» Problem requirements: Transcribe the material exactly. Images do not belong in the copy.

» Data segment:
•••••

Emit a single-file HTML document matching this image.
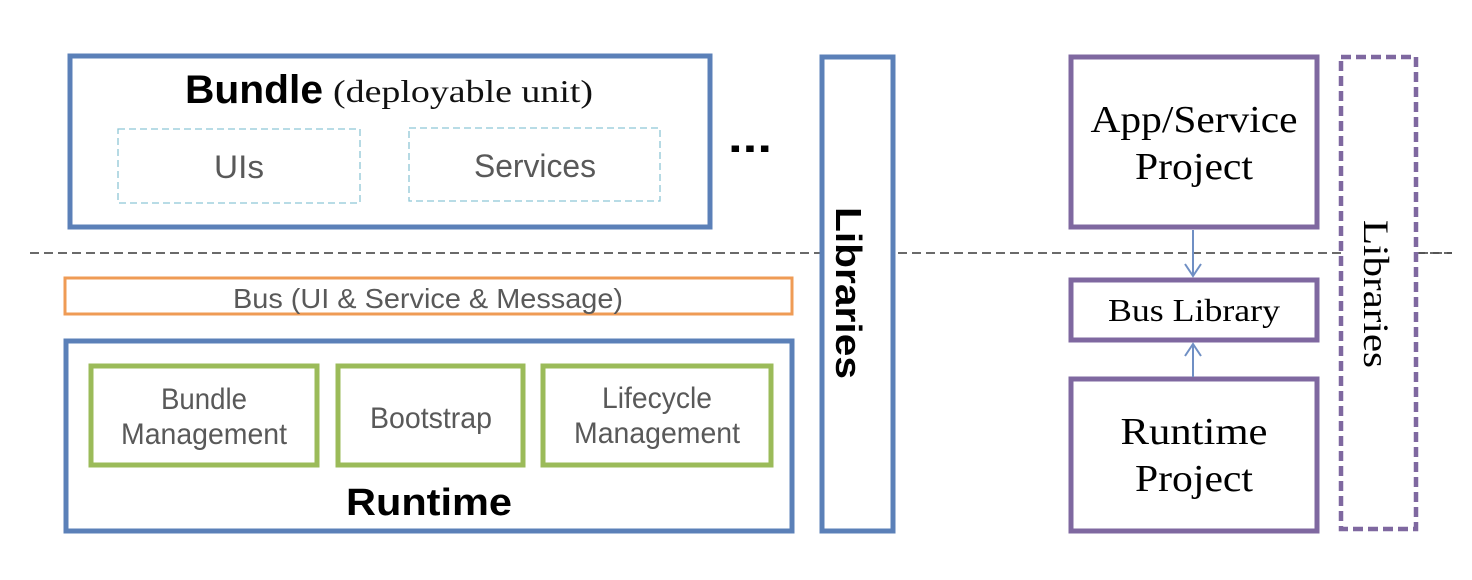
<!DOCTYPE html>
<html><head><meta charset="utf-8"><style>html,body{margin:0;padding:0;background:#fff}svg{display:block}</style></head>
<body>
<svg width="1472" height="580" viewBox="0 0 1472 580" xmlns="http://www.w3.org/2000/svg">
<rect width="1472" height="580" fill="#fff"/>
<line x1="30" y1="253" x2="1452" y2="253" stroke="#111" stroke-width="1.3" stroke-dasharray="9,5"/>
<!-- Bundle -->
<rect x="70" y="56" width="640" height="171" fill="#fff" stroke="#5b80b8" stroke-width="5"/>
<text x="185" y="103" font-family="Liberation Sans, sans-serif" font-size="40" font-weight="bold" fill="#000" textLength="138" lengthAdjust="spacingAndGlyphs">Bundle</text>
<text x="333" y="102" font-family="Liberation Serif, serif" font-size="32" fill="#111" textLength="260" lengthAdjust="spacingAndGlyphs">(deployable unit)</text>
<rect x="118" y="129" width="242" height="74" fill="none" stroke="#8ec6d6" stroke-width="1.3" stroke-dasharray="7,4"/>
<text x="239" y="178" text-anchor="middle" font-family="Liberation Sans, sans-serif" font-size="32" fill="#595959" textLength="50" lengthAdjust="spacingAndGlyphs">UIs</text>
<rect x="409" y="128" width="251" height="73" fill="none" stroke="#8ec6d6" stroke-width="1.3" stroke-dasharray="7,4"/>
<text x="535" y="177" text-anchor="middle" font-family="Liberation Sans, sans-serif" font-size="32" fill="#595959" textLength="122" lengthAdjust="spacingAndGlyphs">Services</text>
<text x="750" y="152" text-anchor="middle" font-family="Liberation Sans, sans-serif" font-size="44" font-weight="bold" fill="#000" textLength="44" lengthAdjust="spacingAndGlyphs">...</text>
<!-- Bus -->
<rect x="65" y="278" width="727" height="36" fill="#fff" stroke="#ef9b55" stroke-width="3"/>
<text x="428" y="308" text-anchor="middle" font-family="Liberation Sans, sans-serif" font-size="28" fill="#595959" textLength="390" lengthAdjust="spacingAndGlyphs">Bus (UI &amp; Service &amp; Message)</text>
<!-- Runtime -->
<rect x="66" y="341" width="726" height="190" fill="#fff" stroke="#5b80b8" stroke-width="5"/>
<rect x="91" y="366" width="226" height="99" fill="#fff" stroke="#9bbb59" stroke-width="5"/>
<text x="204" y="409" text-anchor="middle" font-family="Liberation Sans, sans-serif" font-size="30" fill="#595959" textLength="86" lengthAdjust="spacingAndGlyphs">Bundle</text>
<text x="204" y="444" text-anchor="middle" font-family="Liberation Sans, sans-serif" font-size="30" fill="#595959" textLength="166" lengthAdjust="spacingAndGlyphs">Management</text>
<rect x="338" y="366" width="185" height="99" fill="#fff" stroke="#9bbb59" stroke-width="5"/>
<text x="431" y="428" text-anchor="middle" font-family="Liberation Sans, sans-serif" font-size="30" fill="#595959" textLength="122" lengthAdjust="spacingAndGlyphs">Bootstrap</text>
<rect x="543" y="366" width="228" height="99" fill="#fff" stroke="#9bbb59" stroke-width="5"/>
<text x="657" y="408" text-anchor="middle" font-family="Liberation Sans, sans-serif" font-size="30" fill="#595959" textLength="110" lengthAdjust="spacingAndGlyphs">Lifecycle</text>
<text x="657" y="443" text-anchor="middle" font-family="Liberation Sans, sans-serif" font-size="30" fill="#595959" textLength="166" lengthAdjust="spacingAndGlyphs">Management</text>
<text x="429" y="515" text-anchor="middle" font-family="Liberation Sans, sans-serif" font-size="38" font-weight="bold" fill="#000" textLength="166" lengthAdjust="spacingAndGlyphs">Runtime</text>
<!-- Libraries left -->
<rect x="822" y="57" width="71" height="474" fill="#fff" stroke="#5b80b8" stroke-width="5"/>
<text transform="translate(836,293) rotate(90)" text-anchor="middle" font-family="Liberation Sans, sans-serif" font-size="36" font-weight="bold" fill="#000" textLength="172" lengthAdjust="spacingAndGlyphs">Libraries</text>
<!-- Right side -->
<rect x="1071" y="57" width="246" height="170" fill="#fff" stroke="#7f68a0" stroke-width="5"/>
<text x="1194" y="132" text-anchor="middle" font-family="Liberation Serif, serif" font-size="38" fill="#000" textLength="207" lengthAdjust="spacingAndGlyphs">App/Service</text>
<text x="1194" y="179" text-anchor="middle" font-family="Liberation Serif, serif" font-size="38" fill="#000" textLength="118" lengthAdjust="spacingAndGlyphs">Project</text>
<rect x="1071" y="280" width="246" height="60" fill="#fff" stroke="#7f68a0" stroke-width="5"/>
<text x="1194" y="321" text-anchor="middle" font-family="Liberation Serif, serif" font-size="32" fill="#000" textLength="172" lengthAdjust="spacingAndGlyphs">Bus Library</text>
<rect x="1071" y="379" width="246" height="152" fill="#fff" stroke="#7f68a0" stroke-width="5"/>
<text x="1194" y="444" text-anchor="middle" font-family="Liberation Serif, serif" font-size="38" fill="#000" textLength="147" lengthAdjust="spacingAndGlyphs">Runtime</text>
<text x="1194" y="491" text-anchor="middle" font-family="Liberation Serif, serif" font-size="38" fill="#000" textLength="118" lengthAdjust="spacingAndGlyphs">Project</text>
<g stroke="#6f8fc4" stroke-width="2" fill="none">
<line x1="1193" y1="230" x2="1193" y2="276"/>
<polyline points="1185,264 1193,276 1201,264"/>
<line x1="1193" y1="377" x2="1193" y2="344"/>
<polyline points="1185,356 1193,344 1201,356"/>
</g>
<rect x="1341" y="57" width="75" height="472" fill="#fff" stroke="#7f68a0" stroke-width="4.5" stroke-dasharray="10,5"/>
<text transform="translate(1364,294) rotate(90)" text-anchor="middle" font-family="Liberation Serif, serif" font-size="36" fill="#000" textLength="148" lengthAdjust="spacingAndGlyphs">Libraries</text>
<line x1="1419" y1="253" x2="1452" y2="253" stroke="#111" stroke-width="1.3" stroke-dasharray="9,5"/>
</svg>
</body></html>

•••••

» Exercise output:
Emit a single-file HTML document matching this image.
<!DOCTYPE html>
<html><head><meta charset="utf-8"><style>html,body{margin:0;padding:0;background:#fff}svg{display:block}</style></head>
<body>
<svg width="1472" height="580" viewBox="0 0 1472 580" xmlns="http://www.w3.org/2000/svg">
<rect width="1472" height="580" fill="#fff"/>
<line x1="30" y1="253" x2="1452" y2="253" stroke="#111" stroke-width="1.3" stroke-dasharray="9,5"/>
<!-- Bundle -->
<rect x="70" y="56" width="640" height="171" fill="#fff" stroke="#5b80b8" stroke-width="5"/>
<text x="185" y="103" font-family="Liberation Sans, sans-serif" font-size="40" font-weight="bold" fill="#000" textLength="138" lengthAdjust="spacingAndGlyphs">Bundle</text>
<text x="333" y="102" font-family="Liberation Serif, serif" font-size="32" fill="#111" textLength="260" lengthAdjust="spacingAndGlyphs">(deployable unit)</text>
<rect x="118" y="129" width="242" height="74" fill="none" stroke="#8ec6d6" stroke-width="1.3" stroke-dasharray="7,4"/>
<text x="239" y="178" text-anchor="middle" font-family="Liberation Sans, sans-serif" font-size="32" fill="#595959" textLength="50" lengthAdjust="spacingAndGlyphs">UIs</text>
<rect x="409" y="128" width="251" height="73" fill="none" stroke="#8ec6d6" stroke-width="1.3" stroke-dasharray="7,4"/>
<text x="535" y="177" text-anchor="middle" font-family="Liberation Sans, sans-serif" font-size="32" fill="#595959" textLength="122" lengthAdjust="spacingAndGlyphs">Services</text>
<text x="750" y="152" text-anchor="middle" font-family="Liberation Sans, sans-serif" font-size="44" font-weight="bold" fill="#000" textLength="44" lengthAdjust="spacingAndGlyphs">...</text>
<!-- Bus -->
<rect x="65" y="278" width="727" height="36" fill="#fff" stroke="#ef9b55" stroke-width="3"/>
<text x="428" y="308" text-anchor="middle" font-family="Liberation Sans, sans-serif" font-size="28" fill="#595959" textLength="390" lengthAdjust="spacingAndGlyphs">Bus (UI &amp; Service &amp; Message)</text>
<!-- Runtime -->
<rect x="66" y="341" width="726" height="190" fill="#fff" stroke="#5b80b8" stroke-width="5"/>
<rect x="91" y="366" width="226" height="99" fill="#fff" stroke="#9bbb59" stroke-width="5"/>
<text x="204" y="409" text-anchor="middle" font-family="Liberation Sans, sans-serif" font-size="30" fill="#595959" textLength="86" lengthAdjust="spacingAndGlyphs">Bundle</text>
<text x="204" y="444" text-anchor="middle" font-family="Liberation Sans, sans-serif" font-size="30" fill="#595959" textLength="166" lengthAdjust="spacingAndGlyphs">Management</text>
<rect x="338" y="366" width="185" height="99" fill="#fff" stroke="#9bbb59" stroke-width="5"/>
<text x="431" y="428" text-anchor="middle" font-family="Liberation Sans, sans-serif" font-size="30" fill="#595959" textLength="122" lengthAdjust="spacingAndGlyphs">Bootstrap</text>
<rect x="543" y="366" width="228" height="99" fill="#fff" stroke="#9bbb59" stroke-width="5"/>
<text x="657" y="408" text-anchor="middle" font-family="Liberation Sans, sans-serif" font-size="30" fill="#595959" textLength="110" lengthAdjust="spacingAndGlyphs">Lifecycle</text>
<text x="657" y="443" text-anchor="middle" font-family="Liberation Sans, sans-serif" font-size="30" fill="#595959" textLength="166" lengthAdjust="spacingAndGlyphs">Management</text>
<text x="429" y="515" text-anchor="middle" font-family="Liberation Sans, sans-serif" font-size="38" font-weight="bold" fill="#000" textLength="166" lengthAdjust="spacingAndGlyphs">Runtime</text>
<!-- Libraries left -->
<rect x="822" y="57" width="71" height="474" fill="#fff" stroke="#5b80b8" stroke-width="5"/>
<text transform="translate(836,293) rotate(90)" text-anchor="middle" font-family="Liberation Sans, sans-serif" font-size="36" font-weight="bold" fill="#000" textLength="172" lengthAdjust="spacingAndGlyphs">Libraries</text>
<!-- Right side -->
<rect x="1071" y="57" width="246" height="170" fill="#fff" stroke="#7f68a0" stroke-width="5"/>
<text x="1194" y="132" text-anchor="middle" font-family="Liberation Serif, serif" font-size="38" fill="#000" textLength="207" lengthAdjust="spacingAndGlyphs">App/Service</text>
<text x="1194" y="179" text-anchor="middle" font-family="Liberation Serif, serif" font-size="38" fill="#000" textLength="118" lengthAdjust="spacingAndGlyphs">Project</text>
<rect x="1071" y="280" width="246" height="60" fill="#fff" stroke="#7f68a0" stroke-width="5"/>
<text x="1194" y="321" text-anchor="middle" font-family="Liberation Serif, serif" font-size="32" fill="#000" textLength="172" lengthAdjust="spacingAndGlyphs">Bus Library</text>
<rect x="1071" y="379" width="246" height="152" fill="#fff" stroke="#7f68a0" stroke-width="5"/>
<text x="1194" y="444" text-anchor="middle" font-family="Liberation Serif, serif" font-size="38" fill="#000" textLength="147" lengthAdjust="spacingAndGlyphs">Runtime</text>
<text x="1194" y="491" text-anchor="middle" font-family="Liberation Serif, serif" font-size="38" fill="#000" textLength="118" lengthAdjust="spacingAndGlyphs">Project</text>
<g stroke="#6f8fc4" stroke-width="2" fill="none">
<line x1="1193" y1="230" x2="1193" y2="276"/>
<polyline points="1185,264 1193,276 1201,264"/>
<line x1="1193" y1="377" x2="1193" y2="344"/>
<polyline points="1185,356 1193,344 1201,356"/>
</g>
<rect x="1341" y="57" width="75" height="472" fill="#fff" stroke="#7f68a0" stroke-width="4.5" stroke-dasharray="10,5"/>
<text transform="translate(1364,294) rotate(90)" text-anchor="middle" font-family="Liberation Serif, serif" font-size="36" fill="#000" textLength="148" lengthAdjust="spacingAndGlyphs">Libraries</text>
<line x1="1419" y1="253" x2="1452" y2="253" stroke="#111" stroke-width="1.3" stroke-dasharray="9,5"/>
</svg>
</body></html>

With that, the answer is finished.